Almost sure convergence of $L_1$-Wasserstein distance between the empirical and true CDFs

cumulative-distribution-functionsmeasure-theoryprobability distributionsprobability theoryrandom variables

Let $X_1, X_2, \ldots$ be i.i.d. from a distribution with cdf $F$. Let $F_n$ denote the empirical cdf $F_n(t) = \frac{1}{n}\sum\limits_{i=1}^n I(X_i \leq t)$.

How can we prove that $\int_{\mathbb{R}}|F(t) – F_n(t)|\text{ d}t \overset{a.s.}{\longrightarrow} 0$ if $\operatorname{E}[X_1] < \infty$?


Barrio, Giné, and Matrán (1999) claims that this should follow from Glivenko-Cantelli, Law of Large Numbers, and Dominated Convergence Theorem.

Matsak (2006) claims that this should follow from the Law of Large Numbers on Banach spaces.

Despite these references, I was unable to fill in the details to prove the claim.

Best Answer

By the strong law of large numbers we have $$F_n(t)=\frac{1}{n}\sum_{i=1}^n I(X_i\leq t) \rightarrow \mathbb E[I(X_1\leq t)] = \mathbb P[X_1\leq t] = F(t)$$ almost surely.

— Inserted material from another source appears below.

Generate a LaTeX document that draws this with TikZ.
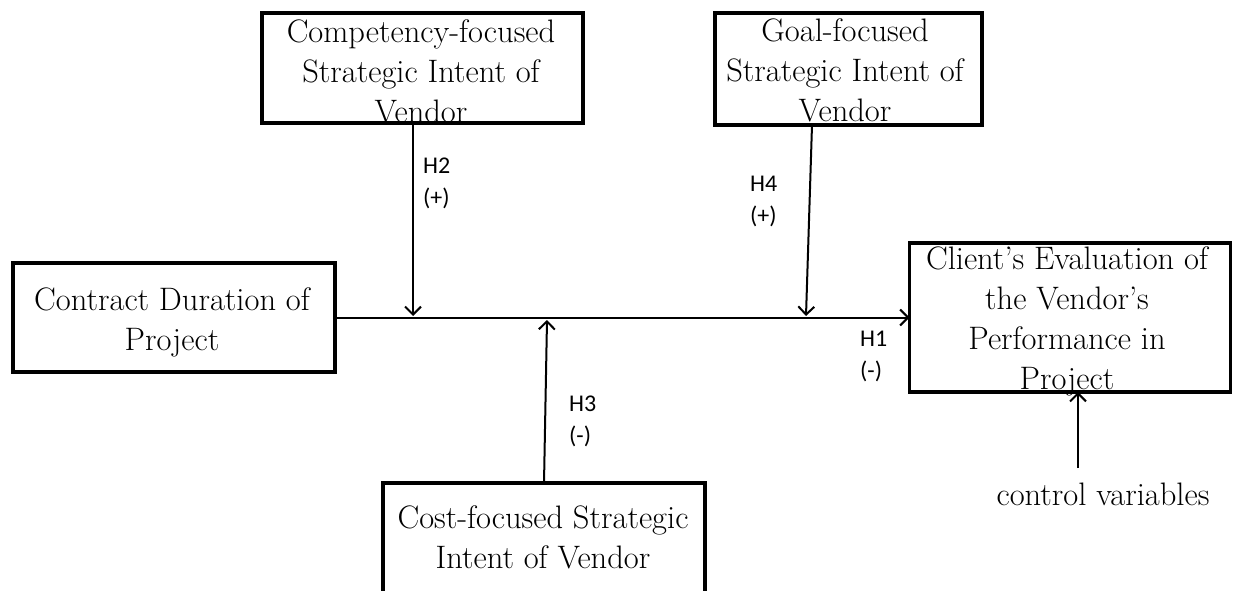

Now we have $$|F_n(t)-F(t)| =|(1-F(t))-(1-F_n(t))| \leq 1-F_n(t) + 1-F(t) $$ as well as $$|F_n(t)-F(t)|\leq F_n(t)+F(t)$$ Think about how these two inequalities give you a finitely integrable upper bound of $|F_n(t)-F(t)|$ for all $t\in\mathbb R$. Then you can apply the dominated convergence theorem.